▶ [DATA]
%%
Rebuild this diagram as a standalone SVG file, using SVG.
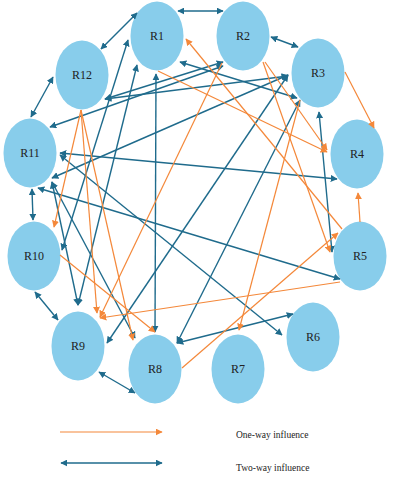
<svg xmlns="http://www.w3.org/2000/svg" width="393" height="480" viewBox="0 0 393 480">
<style>
.n{fill:#88cdeb}
.t{font-family:"Liberation Serif","Times New Roman",serif;font-size:12px;fill:#222;text-anchor:middle;dominant-baseline:central}
.b{stroke:#1f6b8c;stroke-width:1.4;fill:none;marker-start:url(#ab);marker-end:url(#ab)}
.o{stroke:#f4883a;stroke-width:1.2;fill:none;marker-end:url(#ao)}
.lg{font-family:"Liberation Serif","Times New Roman",serif;font-size:9.5px;fill:#222}
</style>
<defs>
<marker id="ab" viewBox="0 0 10 10" refX="9" refY="5" markerWidth="7" markerHeight="7" markerUnits="userSpaceOnUse" orient="auto-start-reverse"><path d="M0,0 L10,5 L0,10 z" fill="#1f6b8c"/></marker>
<marker id="ao" viewBox="0 0 10 10" refX="9" refY="5" markerWidth="7" markerHeight="7" markerUnits="userSpaceOnUse" orient="auto-start-reverse"><path d="M0,0 L10,5 L0,10 z" fill="#f4883a"/></marker>
</defs>
<rect width="393" height="480" fill="#fff"/>
<g id="R1"><ellipse class="n" cx="157" cy="36" rx="26.5" ry="34.5"/><text class="t" x="157" y="36">R1</text></g>
<g id="R2"><ellipse class="n" cx="243" cy="36" rx="26.5" ry="34.5"/><text class="t" x="243" y="36">R2</text></g>
<g id="R3"><ellipse class="n" cx="318" cy="73" rx="26.5" ry="34.5"/><text class="t" x="318" y="73">R3</text></g>
<g id="R4"><ellipse class="n" cx="357" cy="154" rx="26.5" ry="34.5"/><text class="t" x="357" y="154">R4</text></g>
<g id="R5"><ellipse class="n" cx="360" cy="256" rx="26.5" ry="34.5"/><text class="t" x="360" y="256">R5</text></g>
<g id="R6"><ellipse class="n" cx="313" cy="337" rx="26.5" ry="34.5"/><text class="t" x="313" y="337">R6</text></g>
<g id="R7"><ellipse class="n" cx="238" cy="369" rx="26.5" ry="34.5"/><text class="t" x="238" y="369">R7</text></g>
<g id="R8"><ellipse class="n" cx="155" cy="369" rx="26.5" ry="34.5"/><text class="t" x="155" y="369">R8</text></g>
<g id="R9"><ellipse class="n" cx="78" cy="346" rx="26.5" ry="34.5"/><text class="t" x="78" y="346">R9</text></g>
<g id="R10"><ellipse class="n" cx="34" cy="256" rx="26.5" ry="34.5"/><text class="t" x="34" y="256">R10</text></g>
<g id="R11"><ellipse class="n" cx="30" cy="153" rx="26.5" ry="34.5"/><text class="t" x="30" y="153">R11</text></g>
<g id="R12"><ellipse class="n" cx="82" cy="75" rx="26.5" ry="34.5"/><text class="t" x="82" y="75">R12</text></g>
<g id="connectors">
<path class="b" d="M178,11 L223,11"/>
<path class="b" d="M271,37 L298,47"/>
<path class="b" d="M137,13 L101,49"/>
<path class="b" d="M53,77 L31,117"/>
<path class="b" d="M32,189 L33,220"/>
<path class="b" d="M35,292 L58,320"/>
<path class="b" d="M99,372 L135,393"/>
<path class="b" d="M177,343 L293,314"/>
<path class="b" d="M156,74 L155,332"/>
<path class="b" d="M60,153 L337,179"/>
<path class="b" d="M38,188 L340,279"/>
<path class="b" d="M319,112 L332,252"/>
<path class="b" d="M128,40 L62,250"/>
<path class="b" d="M137,65 L78,305"/>
<path class="b" d="M180,62 L297,98"/>
<path class="b" d="M105,99 L223,62"/>
<path class="b" d="M105,99 L288,76"/>
<path class="b" d="M50,127 L223,66"/>
<path class="b" d="M52,178 L288,75"/>
<path class="b" d="M52,182 L78,305"/>
<path class="b" d="M52,182 L135,338"/>
<path class="b" d="M60,155 L282,335"/>
<path class="b" d="M107,343 L288,75"/>
<path class="b" d="M177,343 L300,100"/>
<path class="o" d="M342,229 L186,39"/>
<path class="o" d="M158,71 L327,152"/>
<path class="o" d="M265,62 L327,150"/>
<path class="o" d="M263,62 L330,252"/>
<path class="o" d="M222,63 L100,317"/>
<path class="o" d="M345,72 L374,128"/>
<path class="o" d="M300,100 L239,330"/>
<path class="o" d="M360,222 L358,193"/>
<path class="o" d="M340,282 L100,318"/>
<path class="o" d="M182,368 L338,233"/>
<path class="o" d="M60,255 L155,332"/>
<path class="o" d="M81,110 L54,227"/>
<path class="o" d="M81,110 L97,313"/>
<path class="o" d="M81,110 L133,340"/>
</g>
<g id="legend">
<path class="o" d="M60,432 L162,432"/>
<path class="b" d="M61,463 L162,463"/>
<text class="lg" x="236" y="438">One-way influence</text>
<text class="lg" x="236" y="471">Two-way influence</text>
</g>
</svg>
%%
▶ [EXERCISE TASK] Reproduce every line above as written, skipping pictures.

▶ [SOLUTION BELOW]
Rebuild this diagram as a standalone SVG file, using SVG.
<svg xmlns="http://www.w3.org/2000/svg" width="393" height="480" viewBox="0 0 393 480">
<style>
.n{fill:#88cdeb}
.t{font-family:"Liberation Serif","Times New Roman",serif;font-size:12px;fill:#222;text-anchor:middle;dominant-baseline:central}
.b{stroke:#1f6b8c;stroke-width:1.4;fill:none;marker-start:url(#ab);marker-end:url(#ab)}
.o{stroke:#f4883a;stroke-width:1.2;fill:none;marker-end:url(#ao)}
.lg{font-family:"Liberation Serif","Times New Roman",serif;font-size:9.5px;fill:#222}
</style>
<defs>
<marker id="ab" viewBox="0 0 10 10" refX="9" refY="5" markerWidth="7" markerHeight="7" markerUnits="userSpaceOnUse" orient="auto-start-reverse"><path d="M0,0 L10,5 L0,10 z" fill="#1f6b8c"/></marker>
<marker id="ao" viewBox="0 0 10 10" refX="9" refY="5" markerWidth="7" markerHeight="7" markerUnits="userSpaceOnUse" orient="auto-start-reverse"><path d="M0,0 L10,5 L0,10 z" fill="#f4883a"/></marker>
</defs>
<rect width="393" height="480" fill="#fff"/>
<g id="R1"><ellipse class="n" cx="157" cy="36" rx="26.5" ry="34.5"/><text class="t" x="157" y="36">R1</text></g>
<g id="R2"><ellipse class="n" cx="243" cy="36" rx="26.5" ry="34.5"/><text class="t" x="243" y="36">R2</text></g>
<g id="R3"><ellipse class="n" cx="318" cy="73" rx="26.5" ry="34.5"/><text class="t" x="318" y="73">R3</text></g>
<g id="R4"><ellipse class="n" cx="357" cy="154" rx="26.5" ry="34.5"/><text class="t" x="357" y="154">R4</text></g>
<g id="R5"><ellipse class="n" cx="360" cy="256" rx="26.5" ry="34.5"/><text class="t" x="360" y="256">R5</text></g>
<g id="R6"><ellipse class="n" cx="313" cy="337" rx="26.5" ry="34.5"/><text class="t" x="313" y="337">R6</text></g>
<g id="R7"><ellipse class="n" cx="238" cy="369" rx="26.5" ry="34.5"/><text class="t" x="238" y="369">R7</text></g>
<g id="R8"><ellipse class="n" cx="155" cy="369" rx="26.5" ry="34.5"/><text class="t" x="155" y="369">R8</text></g>
<g id="R9"><ellipse class="n" cx="78" cy="346" rx="26.5" ry="34.5"/><text class="t" x="78" y="346">R9</text></g>
<g id="R10"><ellipse class="n" cx="34" cy="256" rx="26.5" ry="34.5"/><text class="t" x="34" y="256">R10</text></g>
<g id="R11"><ellipse class="n" cx="30" cy="153" rx="26.5" ry="34.5"/><text class="t" x="30" y="153">R11</text></g>
<g id="R12"><ellipse class="n" cx="82" cy="75" rx="26.5" ry="34.5"/><text class="t" x="82" y="75">R12</text></g>
<g id="connectors">
<path class="b" d="M178,11 L223,11"/>
<path class="b" d="M271,37 L298,47"/>
<path class="b" d="M137,13 L101,49"/>
<path class="b" d="M53,77 L31,117"/>
<path class="b" d="M32,189 L33,220"/>
<path class="b" d="M35,292 L58,320"/>
<path class="b" d="M99,372 L135,393"/>
<path class="b" d="M177,343 L293,314"/>
<path class="b" d="M156,74 L155,332"/>
<path class="b" d="M60,153 L337,179"/>
<path class="b" d="M38,188 L340,279"/>
<path class="b" d="M319,112 L332,252"/>
<path class="b" d="M128,40 L62,250"/>
<path class="b" d="M137,65 L78,305"/>
<path class="b" d="M180,62 L297,98"/>
<path class="b" d="M105,99 L223,62"/>
<path class="b" d="M105,99 L288,76"/>
<path class="b" d="M50,127 L223,66"/>
<path class="b" d="M52,178 L288,75"/>
<path class="b" d="M52,182 L78,305"/>
<path class="b" d="M52,182 L135,338"/>
<path class="b" d="M60,155 L282,335"/>
<path class="b" d="M107,343 L288,75"/>
<path class="b" d="M177,343 L300,100"/>
<path class="o" d="M342,229 L186,39"/>
<path class="o" d="M158,71 L327,152"/>
<path class="o" d="M265,62 L327,150"/>
<path class="o" d="M263,62 L330,252"/>
<path class="o" d="M222,63 L100,317"/>
<path class="o" d="M345,72 L374,128"/>
<path class="o" d="M300,100 L239,330"/>
<path class="o" d="M360,222 L358,193"/>
<path class="o" d="M340,282 L100,318"/>
<path class="o" d="M182,368 L338,233"/>
<path class="o" d="M60,255 L155,332"/>
<path class="o" d="M81,110 L54,227"/>
<path class="o" d="M81,110 L97,313"/>
<path class="o" d="M81,110 L133,340"/>
</g>
<g id="legend">
<path class="o" d="M60,432 L162,432"/>
<path class="b" d="M61,463 L162,463"/>
<text class="lg" x="236" y="438">One-way influence</text>
<text class="lg" x="236" y="471">Two-way influence</text>
</g>
</svg>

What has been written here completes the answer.